Tempos atrás, em Chicago, vi um outdoor que nunca mais me saiu da cabeça. Colocado pela prefeitura, fazia parte de uma campanha publicitária pela redução do lixo na cidade. Via-se a foto asquerosa de ratazanas fuçando a sarjeta onde se espalhavam restos de comida e imundícies de todo tipo. Dizia o título: “Se tivéssemos menos porcos, certamente teríamos menos ratos”.
Nada pessoal contra as referidas espécies, que têm lá suas funções na intrincada cadeia da natureza. Por exemplo: visitei em Bikaner, na Índia, o inquietante Templo dos Ratos, onde algo perto de 20 mil roedores circulam livremente pelos pés dos que ali se atrevem – sejam devotos da deusa Karni Mata, patrona do templo, ou turistas curiosos, como eu. Para minha surpresa, passeei em meio aos ratos tranquilamente, refletindo sobre as inúmeras formas de vida, sem grilos, enquanto eles corriam, brincavam e até treinavam posições do Kama Sutra com as ratinhas. Claro que de volta ao hotel, pelo sim, pelo não, passei um álcool básico nas mãos e nos pés.
Infelizmente, ratos e porcos são comumente associados à sujeira. E em seu sentido figurado, irônico e de sabedoria profunda, a frase do tal outdoor de Chicago sempre me volta à memória cada vez que leio as notícias do Brasil.

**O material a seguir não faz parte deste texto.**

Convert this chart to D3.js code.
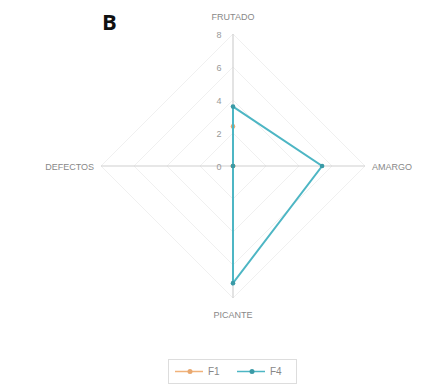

Diante de um novo escândalo nacional, busco logo identificar os respectivos papéis: quem são os porcos e quem são os ratos dessa nova história?
Ora: os porcos do momento se enquadram perfeitamente na descrição de George Orwell em seu atualíssimo “A Revolução do Bichos”. Jovens que não leem, sigam meu conselho: leiam pelo menos esse livro (é pequeno, fininho, barato) para entender como funcionam as coisas no chiqueiro do poder. Lá é onde os políticos discursam que “todos os porcos são iguais, mas alguns porcos são mais iguais que outros”. Dizem que um gambá cheira o outro, reconhece o outro e está sempre pronto para alianças e acordos inomináveis visando a tretas e facilidades nas safadezas.
Nossos porcos não têm escrúpulos ao se lambuzarem nos privilégios, sabendo que o dinheiro das campanhas políticas, das mansões, dos carros de luxo, das joias e demais brinquedinhos é o mesmo que falta na fila dos hospitais, na mesa de milhões de brasileiros, nas escolas miseráveis desta pátria dita educadora. Já os ratos, com seu faro apurado, estão sempre atentos às oportunidades de se associarem aos colegas e faturarem uma boa grana. São acordos operacionais, verdadeiras sociedades anônimas mantidas no anonimato até que a Polícia Federal as descubra. Aí, como de hábito, dizem-se inocentes, negam tudo veementemente e, quando podem, correm para suas tocas – algumas localizadas no exterior.
Nem sei bem por que resolvi escrever hoje sobre corrupção. Coisa rara no Brasil, não acham? Pois sim. A sucessão de atrocidades que nos rodeiam já é suficiente para manter nossa boca amarga e o coração indignado. Todo dia uma coisa nova. Pela frequência, há o risco de que tudo isso comece a se diluir na paisagem, levando as pessoas a não dar mais bola e a achar tudo “normal”.
E aqui entra mais um bicho en minha crônica: o famoso sapo da panela. Como sabem, se colocado numa caçarola com água fervente, um sapo salta fora e sobrevive. Mas, se a água estiver fria e for lentamente aquecida até a fervura, o batráquio não sente a mudança e morre cozido. Sapo escaldado, continuo a me espantar a cada nova mala encontrada com milhões; a cada nova concorrência fraudada; a cada novo butim desviado para um partido. Licença, caros leitores, para o último bicho de hoje. No Brasil agora é assim: puxa-se uma pena, vem uma galinha.
Guimarães Rosa dizia que o sapo não pula por boniteza, mas por precisão. Seguindo seu conselho, salto fora do baixo-astral lembrando-me de um provérbio também aprendido na Índia, na mesma viagem relatada acima. Diz o dito popular de lá: uma casa em construção às vezes fica mesmo parecida com uma casa em ruínas. Tomara que aqueles gurus sorridentes estejam certos em suas previsões.